◆ **YOUR OBJECTIVE**: The required output consists solely of the lines from the one containing "Rebuild this diagram" down to the one containing "(38,685) rectangle (716,996);", both included, each quoted exactly.

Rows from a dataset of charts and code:
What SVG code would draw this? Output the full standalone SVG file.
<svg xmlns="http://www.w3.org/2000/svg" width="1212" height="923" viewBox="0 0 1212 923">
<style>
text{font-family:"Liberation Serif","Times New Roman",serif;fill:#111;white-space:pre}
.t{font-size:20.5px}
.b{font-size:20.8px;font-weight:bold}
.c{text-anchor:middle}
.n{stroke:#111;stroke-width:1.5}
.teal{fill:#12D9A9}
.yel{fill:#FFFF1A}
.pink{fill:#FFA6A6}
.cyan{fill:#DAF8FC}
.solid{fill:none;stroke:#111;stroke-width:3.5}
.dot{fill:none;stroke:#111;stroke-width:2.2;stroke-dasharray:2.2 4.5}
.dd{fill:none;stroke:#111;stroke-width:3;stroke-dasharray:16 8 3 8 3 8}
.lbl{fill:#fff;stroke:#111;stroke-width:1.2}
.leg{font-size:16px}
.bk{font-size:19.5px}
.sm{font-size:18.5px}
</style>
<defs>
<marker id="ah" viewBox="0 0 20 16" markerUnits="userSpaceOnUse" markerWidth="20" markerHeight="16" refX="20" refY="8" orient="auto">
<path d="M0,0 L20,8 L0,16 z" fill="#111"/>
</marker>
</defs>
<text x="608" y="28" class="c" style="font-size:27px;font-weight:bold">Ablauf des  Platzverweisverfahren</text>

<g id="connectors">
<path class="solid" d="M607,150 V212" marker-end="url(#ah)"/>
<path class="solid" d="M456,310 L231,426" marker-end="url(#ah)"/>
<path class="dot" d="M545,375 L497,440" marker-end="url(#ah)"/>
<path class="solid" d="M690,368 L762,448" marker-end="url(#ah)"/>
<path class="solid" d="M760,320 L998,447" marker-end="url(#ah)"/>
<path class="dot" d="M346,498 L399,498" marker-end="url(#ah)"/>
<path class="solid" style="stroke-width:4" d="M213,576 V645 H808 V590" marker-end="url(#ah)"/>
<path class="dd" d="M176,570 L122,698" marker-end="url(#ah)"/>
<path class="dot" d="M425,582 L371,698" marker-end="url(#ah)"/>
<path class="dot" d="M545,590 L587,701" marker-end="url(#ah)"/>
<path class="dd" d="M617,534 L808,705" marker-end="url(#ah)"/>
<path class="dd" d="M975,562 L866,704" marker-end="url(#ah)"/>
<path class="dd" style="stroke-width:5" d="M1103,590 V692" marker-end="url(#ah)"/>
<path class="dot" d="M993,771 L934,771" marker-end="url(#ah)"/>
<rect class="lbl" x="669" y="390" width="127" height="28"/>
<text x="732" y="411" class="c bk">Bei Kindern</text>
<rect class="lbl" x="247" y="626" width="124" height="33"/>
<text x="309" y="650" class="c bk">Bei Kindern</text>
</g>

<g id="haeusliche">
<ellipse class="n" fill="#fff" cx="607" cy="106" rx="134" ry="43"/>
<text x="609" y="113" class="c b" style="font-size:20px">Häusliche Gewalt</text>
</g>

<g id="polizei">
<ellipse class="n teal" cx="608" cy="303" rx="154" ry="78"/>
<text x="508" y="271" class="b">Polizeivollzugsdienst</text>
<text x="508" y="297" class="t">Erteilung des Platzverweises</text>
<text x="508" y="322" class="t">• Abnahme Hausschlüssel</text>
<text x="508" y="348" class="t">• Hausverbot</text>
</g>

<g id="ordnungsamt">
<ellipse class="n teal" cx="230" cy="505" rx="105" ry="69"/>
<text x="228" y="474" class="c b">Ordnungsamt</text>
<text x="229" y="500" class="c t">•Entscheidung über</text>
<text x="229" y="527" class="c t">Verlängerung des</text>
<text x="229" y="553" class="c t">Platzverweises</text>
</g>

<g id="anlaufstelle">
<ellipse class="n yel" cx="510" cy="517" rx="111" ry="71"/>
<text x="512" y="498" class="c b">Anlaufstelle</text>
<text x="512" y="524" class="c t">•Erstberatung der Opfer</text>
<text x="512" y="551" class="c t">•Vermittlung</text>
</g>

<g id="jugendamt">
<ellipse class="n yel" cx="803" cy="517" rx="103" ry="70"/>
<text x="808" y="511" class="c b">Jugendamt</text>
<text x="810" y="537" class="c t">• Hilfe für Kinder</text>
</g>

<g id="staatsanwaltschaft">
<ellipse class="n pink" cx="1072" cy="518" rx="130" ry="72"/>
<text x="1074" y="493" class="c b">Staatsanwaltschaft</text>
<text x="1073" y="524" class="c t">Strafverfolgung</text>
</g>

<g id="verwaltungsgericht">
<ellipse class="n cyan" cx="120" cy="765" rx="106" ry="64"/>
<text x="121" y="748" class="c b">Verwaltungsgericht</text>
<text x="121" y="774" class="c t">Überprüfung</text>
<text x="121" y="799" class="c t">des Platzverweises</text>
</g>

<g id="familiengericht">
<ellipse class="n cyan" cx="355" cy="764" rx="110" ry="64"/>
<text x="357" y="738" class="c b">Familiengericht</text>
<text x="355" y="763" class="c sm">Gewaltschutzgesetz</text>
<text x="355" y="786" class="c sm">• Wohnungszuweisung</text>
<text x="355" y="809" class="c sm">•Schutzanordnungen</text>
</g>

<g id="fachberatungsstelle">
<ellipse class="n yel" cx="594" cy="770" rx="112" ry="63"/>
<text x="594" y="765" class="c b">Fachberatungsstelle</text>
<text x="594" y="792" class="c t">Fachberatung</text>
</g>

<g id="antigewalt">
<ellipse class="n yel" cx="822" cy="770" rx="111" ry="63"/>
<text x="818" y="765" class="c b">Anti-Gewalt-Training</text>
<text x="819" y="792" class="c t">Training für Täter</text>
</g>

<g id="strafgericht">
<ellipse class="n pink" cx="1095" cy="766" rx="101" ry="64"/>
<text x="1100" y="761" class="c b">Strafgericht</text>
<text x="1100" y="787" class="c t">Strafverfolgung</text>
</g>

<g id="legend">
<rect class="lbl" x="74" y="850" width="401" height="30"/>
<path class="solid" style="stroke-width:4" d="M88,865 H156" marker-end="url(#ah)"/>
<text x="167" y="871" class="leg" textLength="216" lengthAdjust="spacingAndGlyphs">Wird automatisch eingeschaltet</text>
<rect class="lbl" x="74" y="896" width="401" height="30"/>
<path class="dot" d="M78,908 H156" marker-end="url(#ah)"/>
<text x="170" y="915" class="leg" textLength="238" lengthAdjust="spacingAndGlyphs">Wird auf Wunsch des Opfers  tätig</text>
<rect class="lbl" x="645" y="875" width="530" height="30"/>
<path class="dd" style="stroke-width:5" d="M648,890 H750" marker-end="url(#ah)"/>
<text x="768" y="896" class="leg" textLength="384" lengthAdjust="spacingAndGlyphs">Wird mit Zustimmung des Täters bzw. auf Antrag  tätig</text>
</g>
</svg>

--

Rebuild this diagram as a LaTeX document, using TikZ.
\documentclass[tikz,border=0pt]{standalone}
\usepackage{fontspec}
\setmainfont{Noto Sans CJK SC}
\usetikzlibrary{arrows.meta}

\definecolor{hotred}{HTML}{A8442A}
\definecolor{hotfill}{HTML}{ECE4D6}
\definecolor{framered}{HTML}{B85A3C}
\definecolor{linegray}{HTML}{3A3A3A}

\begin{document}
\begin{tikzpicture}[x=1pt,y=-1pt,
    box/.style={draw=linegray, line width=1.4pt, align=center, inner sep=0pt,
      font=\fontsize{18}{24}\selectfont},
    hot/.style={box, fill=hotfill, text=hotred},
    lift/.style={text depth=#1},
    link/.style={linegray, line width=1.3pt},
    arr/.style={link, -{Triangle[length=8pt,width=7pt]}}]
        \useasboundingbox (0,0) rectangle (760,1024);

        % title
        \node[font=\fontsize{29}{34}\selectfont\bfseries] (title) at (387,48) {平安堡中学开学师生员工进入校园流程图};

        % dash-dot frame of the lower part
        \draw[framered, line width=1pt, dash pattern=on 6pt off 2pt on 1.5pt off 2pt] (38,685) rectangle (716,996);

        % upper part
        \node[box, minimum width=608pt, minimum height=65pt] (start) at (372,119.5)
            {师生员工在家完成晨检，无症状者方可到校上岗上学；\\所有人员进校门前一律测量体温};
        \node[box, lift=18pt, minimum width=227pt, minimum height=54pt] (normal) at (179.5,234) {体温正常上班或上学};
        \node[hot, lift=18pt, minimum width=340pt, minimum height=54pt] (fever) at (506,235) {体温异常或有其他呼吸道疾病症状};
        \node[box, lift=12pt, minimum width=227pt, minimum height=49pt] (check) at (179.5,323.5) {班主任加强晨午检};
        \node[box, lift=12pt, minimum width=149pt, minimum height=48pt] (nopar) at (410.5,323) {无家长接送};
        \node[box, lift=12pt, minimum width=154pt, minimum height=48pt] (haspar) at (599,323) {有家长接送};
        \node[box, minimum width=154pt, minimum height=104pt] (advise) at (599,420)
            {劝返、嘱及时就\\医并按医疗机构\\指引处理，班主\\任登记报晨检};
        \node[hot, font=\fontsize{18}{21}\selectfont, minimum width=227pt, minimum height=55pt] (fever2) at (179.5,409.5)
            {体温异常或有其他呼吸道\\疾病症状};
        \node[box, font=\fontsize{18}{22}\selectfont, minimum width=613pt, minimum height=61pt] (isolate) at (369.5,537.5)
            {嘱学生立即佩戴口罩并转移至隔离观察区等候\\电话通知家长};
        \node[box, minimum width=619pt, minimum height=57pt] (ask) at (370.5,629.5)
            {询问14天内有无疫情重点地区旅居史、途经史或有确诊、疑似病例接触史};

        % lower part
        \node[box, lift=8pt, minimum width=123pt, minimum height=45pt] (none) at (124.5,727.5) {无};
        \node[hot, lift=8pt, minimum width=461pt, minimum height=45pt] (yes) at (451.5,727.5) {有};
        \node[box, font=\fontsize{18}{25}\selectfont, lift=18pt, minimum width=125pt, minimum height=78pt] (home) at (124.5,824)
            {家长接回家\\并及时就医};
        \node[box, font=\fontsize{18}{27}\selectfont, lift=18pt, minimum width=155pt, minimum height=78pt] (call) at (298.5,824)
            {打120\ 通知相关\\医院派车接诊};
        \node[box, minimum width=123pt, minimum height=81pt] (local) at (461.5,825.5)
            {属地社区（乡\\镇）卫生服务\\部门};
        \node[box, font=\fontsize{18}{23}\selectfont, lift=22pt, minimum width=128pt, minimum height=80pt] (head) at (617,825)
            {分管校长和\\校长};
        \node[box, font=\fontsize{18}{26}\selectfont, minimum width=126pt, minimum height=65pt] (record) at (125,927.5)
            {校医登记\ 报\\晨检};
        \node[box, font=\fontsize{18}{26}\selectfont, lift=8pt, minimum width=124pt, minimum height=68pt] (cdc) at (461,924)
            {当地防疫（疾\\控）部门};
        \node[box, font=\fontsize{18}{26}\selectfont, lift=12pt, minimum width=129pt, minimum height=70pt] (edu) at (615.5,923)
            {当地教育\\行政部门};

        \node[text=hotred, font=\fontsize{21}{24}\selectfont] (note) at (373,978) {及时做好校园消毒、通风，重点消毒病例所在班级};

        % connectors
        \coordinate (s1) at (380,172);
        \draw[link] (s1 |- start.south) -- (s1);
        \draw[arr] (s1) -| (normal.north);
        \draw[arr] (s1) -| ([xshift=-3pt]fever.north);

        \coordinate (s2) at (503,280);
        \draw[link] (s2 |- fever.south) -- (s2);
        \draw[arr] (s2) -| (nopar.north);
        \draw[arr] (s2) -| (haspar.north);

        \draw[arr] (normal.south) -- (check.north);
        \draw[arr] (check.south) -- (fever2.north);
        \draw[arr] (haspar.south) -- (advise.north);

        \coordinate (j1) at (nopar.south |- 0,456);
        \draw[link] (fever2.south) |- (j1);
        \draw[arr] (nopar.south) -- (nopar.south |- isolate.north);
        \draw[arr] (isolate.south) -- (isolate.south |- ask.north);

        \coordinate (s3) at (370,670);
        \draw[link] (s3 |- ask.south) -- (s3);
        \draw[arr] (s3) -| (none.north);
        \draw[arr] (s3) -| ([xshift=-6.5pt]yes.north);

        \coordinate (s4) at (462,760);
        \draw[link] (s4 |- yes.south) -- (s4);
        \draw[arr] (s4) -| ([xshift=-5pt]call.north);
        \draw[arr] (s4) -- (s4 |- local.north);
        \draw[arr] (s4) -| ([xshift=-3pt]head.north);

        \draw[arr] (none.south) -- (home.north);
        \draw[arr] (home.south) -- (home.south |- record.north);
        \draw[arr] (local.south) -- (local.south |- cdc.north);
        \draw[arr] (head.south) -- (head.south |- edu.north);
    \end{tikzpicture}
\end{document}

◆ **FINISHED ANSWER**:
Rebuild this diagram as a LaTeX document, using TikZ.
\documentclass[tikz,border=0pt]{standalone}
\usepackage{fontspec}
\setmainfont{Noto Sans CJK SC}
\usetikzlibrary{arrows.meta}

\definecolor{hotred}{HTML}{A8442A}
\definecolor{hotfill}{HTML}{ECE4D6}
\definecolor{framered}{HTML}{B85A3C}
\definecolor{linegray}{HTML}{3A3A3A}

\begin{document}
\begin{tikzpicture}[x=1pt,y=-1pt,
    box/.style={draw=linegray, line width=1.4pt, align=center, inner sep=0pt,
      font=\fontsize{18}{24}\selectfont},
    hot/.style={box, fill=hotfill, text=hotred},
    lift/.style={text depth=#1},
    link/.style={linegray, line width=1.3pt},
    arr/.style={link, -{Triangle[length=8pt,width=7pt]}}]
        \useasboundingbox (0,0) rectangle (760,1024);

        % title
        \node[font=\fontsize{29}{34}\selectfont\bfseries] (title) at (387,48) {平安堡中学开学师生员工进入校园流程图};

        % dash-dot frame of the lower part
        \draw[framered, line width=1pt, dash pattern=on 6pt off 2pt on 1.5pt off 2pt] (38,685) rectangle (716,996);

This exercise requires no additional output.